Os autores reconhecem que o nosso actual conhecimento é insuficiente para
aplicar cabalmente a silvicultura que preconizam (pág. 119) e fazem sugestões
específicas para a reorientação da investigação florestal (págs. 143-144).
Para situar a silvicultura proposta no contexto da actual, insiro a figura 1,
inspirada na figura 5.7 do livro.
Figura 1 - A posição da silvicultura dos sistemas complexos adaptáveis,
relativamente às alternativas praticadas actualmente. BA = biodiversidade alta;
BI = biodiversidade intermédia; BB = biodiversidade baixa. A partir da figura
5.7 do livro em apreciação
Passando por cima da roupagem duma nova terminologia e conceptualização
ontológica, no estricto plano da intervenção florestal, tudo isto me lembra a
silvicultura natural dos anos 60 e 70, e afigura-se, ao fim e ao cabo, ser uma
silvicultura próximo-da-natureza mitigada (cf. págs. 135-136). A insistência na
imprevisibilidade das florestas, a que se atribui o estatuto de um sistema
quase caótico, com sensibilidade elevada às condições iniciais (pág. 112;
detectada e simulada pelo meu modelo BACO2 (Barreto, 2005:118-122) por isso
aqui a imprevisbilidade é atenuável) levada até últimas consequências não nos
conduzirá a uma silvicultura prudencial e por isso minimalista?
Tanto quanto me posso aperceber, as propostas dos autores para a silvicultura e
investigação florestal estão muito próximas do ordenamento ecossistémico já em
aplicação nas florestas públicas boreais do Quebeque e dos projectos pilotos
associados (www.mrnfp.gouv.qc.ca/; Ministère des Ressources Naturelles et de la
Faune, 2008). Foram os professores de ecologia florestal, da Universidade de
Quebeque, Christian Messier (um dos co-autores) Yves Bergeron, et Daniel
Kneeshaw que estabeleceram as bases do ordenamento ecossistémico.
Não ponho de lado a possibilidade de este livro ser influenciado por um factor
regional: a necessidade de proteger, vastas áreas florestais dos E.U.A e do
Canadá, de uma exploração excessiva.
Na sua caracterização do contexto actual em que se insere o aproveitamento dos
recursos florestais pelo homem, os autores omitem duas ocorrências muito
importantes:
- O crescimento da população.
- O aumento espectacular do consumo e das importações de madeira da Índia e
China, que já se verifica e não se prevê estabilizado (a que níveis?) tão
cedo.
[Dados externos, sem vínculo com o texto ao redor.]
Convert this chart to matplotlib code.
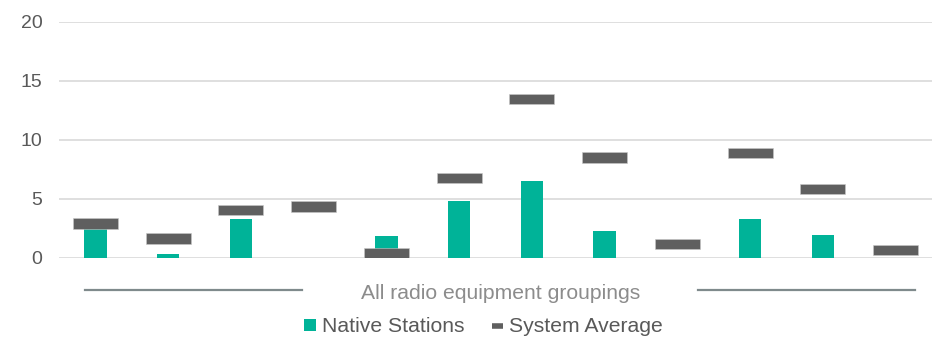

Este assunto não é irrelevante e já suscitou, pelo menos, uma análise da
capacidade de resposta a nível continental (Gonzalez, Saloni, Dasmohaptra e
Cubbage, 2008).
É a simultaneidade dos aumentos das procuras de lenho e dos outros serviços
prestados pelos ecossistemas florestais que tornam a situação que enfrentamos
de muito difícil solução, o que também nos obriga a ser imaginativos e
escrutinar todas as alternativas de mudança que sejam formuladas.
O texto é pontilhado de destaques com clarificação de termos técnicos e
informação afim. No final do livro, é apresentado um glossário, o que faz
presumir que os autores visam um público mais vasto, para além dos florestais,
o que é socialmente salutar. A bibliografia ocupa 24 páginas das 188 do livro,
revelando a abrangência dos temas chamados à colação e o cuidado em os
documentar devidamente.
Embora na substância me parecer que a maior novidade do texto seja de
enquadramento conceptual (ciência da complexidade, SCA) trata-se de um livro
actual, denso, relevante, imaginativo e desafiador, que deve ser lido, meditado
e discutido, quiçá institucionalmente (promoção do evento: EFN? SPCF? Ordem dos
Engenheiros?). Tentei deixar alguns incentivos informais para essa análise e
discussão, no texto desta recensão. Lembro a este propósito Collingwood (sem
data): "...um cientista que nunca tenha filosofado sobre a sua ciência,
nunca poderá passar de um cientista secundário, um imitador, um funcionário da
Ciência".
Ao apreciar-se a inovação contextual introduzida pelos autores, não pode ser
ignorado que a ciência da complexidade está em processo de criação e afirmação,
sendo ainda cedo para sabermos se virá, ou não, a esvanecer-se como sucedeu à
cibernética e teoria geral de sistemas.
Provavelmente, a conceptualização dos biossistemas como SCA é capaz de ter
menos originalidade do que se supõe (Cf. Allen e Starr, 1982). Ao mencionar-se
os ecossistemas florestais como os terrestres mais complexos, ao referir como
propriedade dos ecossistemas a resiliência e a homeostase, não se estará
implicitamente a assumir que são complexos e adaptáveis?
A importância do tema do livro ' trata-se da essência da silvicultura '
justifica a minha preocupação com a contextuação documentada da análise.